Make no mistake, we have a certain admiration for John Tournour (you may know him as radio host and columnist J.T. the Brick). He built one of the top syndicated sports talk radio shows out of virtually nothing; starting, in fact, as a caller to the Jim Rome Show, winning an on-air contest and moving up from there. For his first couple of years on the air he had to chase up his own ad revenue just to stay alive. But we also find the whole "talking smack" style of sports call-in radio somewhat exhausting; as guys like Rome, Tournour and Scott Ferrell dare listeners to call in to places like "the jungle" and "the brickhouse," only often to be horribly mauled. "Hey, I just wanted to discuss the advantages of pitching from the stretch ... why are you yelling at me?

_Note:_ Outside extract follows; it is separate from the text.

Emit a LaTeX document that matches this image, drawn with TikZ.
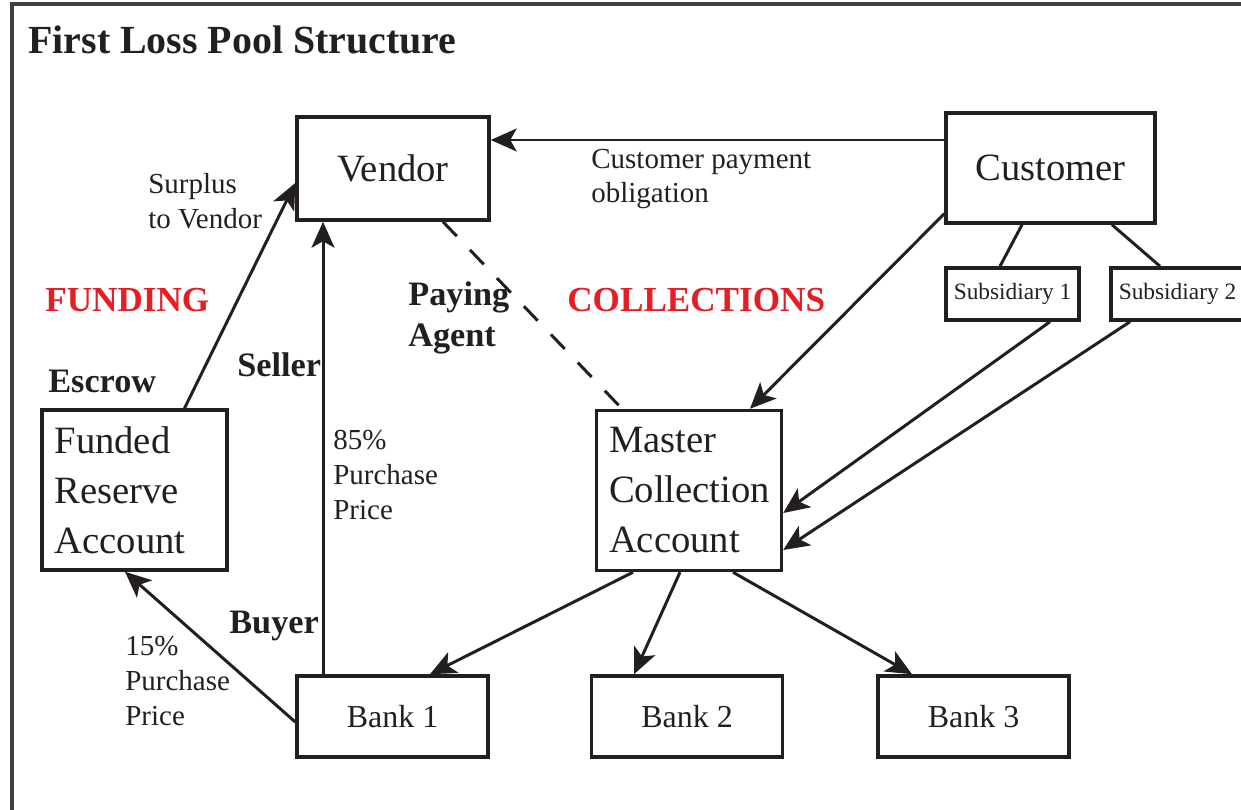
\documentclass[tikz,border=0pt]{standalone}
\usepackage{fontspec}
\setmainfont{Liberation Serif}
\usetikzlibrary{arrows.meta}
\definecolor{ink}{RGB}{35,31,32}
\definecolor{fundred}{RGB}{228,30,36}
\begin{document}
\begin{tikzpicture}
    [x=0.02cm,y=-0.02cm,every node/.style={text=ink},
     Box/.style={draw=ink,line width=2pt,inner sep=0pt,font=\fontsize{22}{28.45}\selectfont},
     Acct/.style={Box,text width=3.2cm,inner xsep=0.25cm,minimum height=3.2cm,align=left},
     Small/.style={Box,minimum width=2.66cm,minimum height=1.04cm,font=\fontsize{13.3}{16}\selectfont},
     Bank/.style={Box,minimum width=3.82cm,minimum height=1.62cm,font=\fontsize{18.2}{22}\selectfont},
     Note/.style={inner sep=0pt,anchor=west,align=left,font=\fontsize{16.5}{19.7}\selectfont},
     Role/.style={inner sep=0pt,anchor=west,align=left,font=\bfseries\fontsize{19.5}{23.3}\selectfont},
     Side/.style={inner sep=0pt,anchor=west,text=fundred,font=\bfseries\fontsize{20}{24}\selectfont},
     Flow/.style={draw=ink,line width=1.7pt,-{Stealth[length=0.52cm,width=0.46cm,inset=0.13cm]}},
     Link/.style={draw=ink,line width=1.7pt}]

    \useasboundingbox (0,0) rectangle (1241,810);
    \clip (0,0) rectangle (1241,810);
    \draw[line width=2pt,black!75] (12,4) rectangle (1300,900);

    \node[anchor=west,inner sep=0pt,font=\bfseries\fontsize{22.7}{27}\selectfont] (title) at (28,40) {First Loss Pool Structure};

    \node[Box,minimum width=3.84cm,minimum height=2.06cm] (vendor) at (393,168.5) {Vendor};
    \node[Box,minimum width=4.18cm,minimum height=2.2cm] (customer) at (1050.5,168) {Customer};
    \node[Small] (sub1) at (1012.5,294) {Subsidiary 1};
    \node[Small] (sub2) at (1177.5,294) {Subsidiary 2};

    \node[Acct] (reserve) at (134.5,490) {Funded\\Reserve\\Account};
    \node[Acct] (master) at (689,490.5) {Master\\Collection\\Account};

    \node[Bank] (bank1) at (392.5,716.5) {Bank 1};
    \node[Bank] (bank2) at (687,716.5) {Bank 2};
    \node[Bank] (bank3) at (973.5,716.5) {Bank 3};

    \node[Note] (surplus) at (148,201) {Surplus\\to Vendor};
    \node[Note] (obligation) at (591,179) {Customer payment\\obligation};
    \node[Side] (funding) at (45,300) {FUNDING};
    \node[Side] (collections) at (567,300) {COLLECTIONS};
    \node[Role] (paying) at (408,317.5) {Paying\\Agent};
    \node[Role] (seller) at (237,365) {Seller};
    \node[Role] (escrow) at (48,381) {Escrow};
    \node[Note] (price85) at (333,475) {85\%\\Purchase\\Price};
    \node[Role] (buyer) at (229,626) {Buyer};
    \node[Note] (price15) at (125,681) {15\%\\Purchase\\Price};

    \draw[Flow] ([yshift=0.56cm]customer.west) -- ([yshift=0.56cm]customer.west -| vendor.east);
    \draw[Flow] ([xshift=1cm]reserve.north) -- ([yshift=-0.29cm]vendor.west);
    \draw[Flow] ([xshift=-1.39cm]bank1.north) -- ([xshift=-1.39cm]bank1.north |- vendor.south);
    \draw[Flow] ([yshift=-0.11cm]bank1.west) -- ([xshift=-0.19cm]reserve.south);
    \draw[Link,dash pattern=on 0.4cm off 0.38cm] ([xshift=1cm]vendor.south) -- ([xshift=-1.34cm]master.north);

    \draw[Flow] ([yshift=0.22cm]customer.south west) -- ([xshift=1.22cm]master.north);
    \draw[Link] ([xshift=-0.57cm]customer.south) -- ([xshift=-0.25cm]sub1.north);
    \draw[Link] ([xshift=1.23cm]customer.south) -- ([xshift=-0.35cm]sub2.north);
    \draw[Flow] ([xshift=0.75cm]sub1.south) -- ([yshift=-0.45cm]master.east);
    \draw[Flow] ([xshift=-0.95cm]sub2.south) -- ([yshift=-1.19cm]master.east);

    \draw[Flow] ([xshift=-1.12cm]master.south) -- ([xshift=0.75cm]bank1.north);
    \draw[Flow] ([xshift=-0.18cm]master.south) -- ([xshift=-1.06cm]bank2.north);
    \draw[Flow] ([xshift=0.88cm]master.south) -- ([xshift=-1.23cm]bank3.north);
\end{tikzpicture}
\end{document}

Hey, we understand there's a market for that kind of radio. The Brick has a popular schtick, and a lot of people dig it. Just be sure that when you call in, though, you "bring it." If your call doesn't "have attitude," you'll be dumped. No wimps. And no fatties. Woooo! But we don't understand why J.T. doesn't practice what he preaches when it comes to interviews. A case in point came last Wednesday night, when The Brick talked with San Francisco Giant Steve Finley, in what can only be described the most interminable softball interview for a hardball player ever heard. Probing questions included "What does it feel like to be a member of the 300-300 club?" and "How did you improve your hitting?" Finley is a guy who went from a top season of 11 homers in four seasons with the Astros to 30 homers with the Padres (1996) and 36 with the Diamondbacks (2004), all during the height of the steroids era. He was also a teammate of Luis Gonzalez and is a teammate of Barry Bonds. Any thoughts on the steroid controversy, Steve? Or, you know, anything that would be considered insight?
If J.T. was going to "bring it," this was the interview in which to do it. But he didn't. If he were one of his own callers, he wouldn't have lasted a minute. Sports radio scares us sometimes.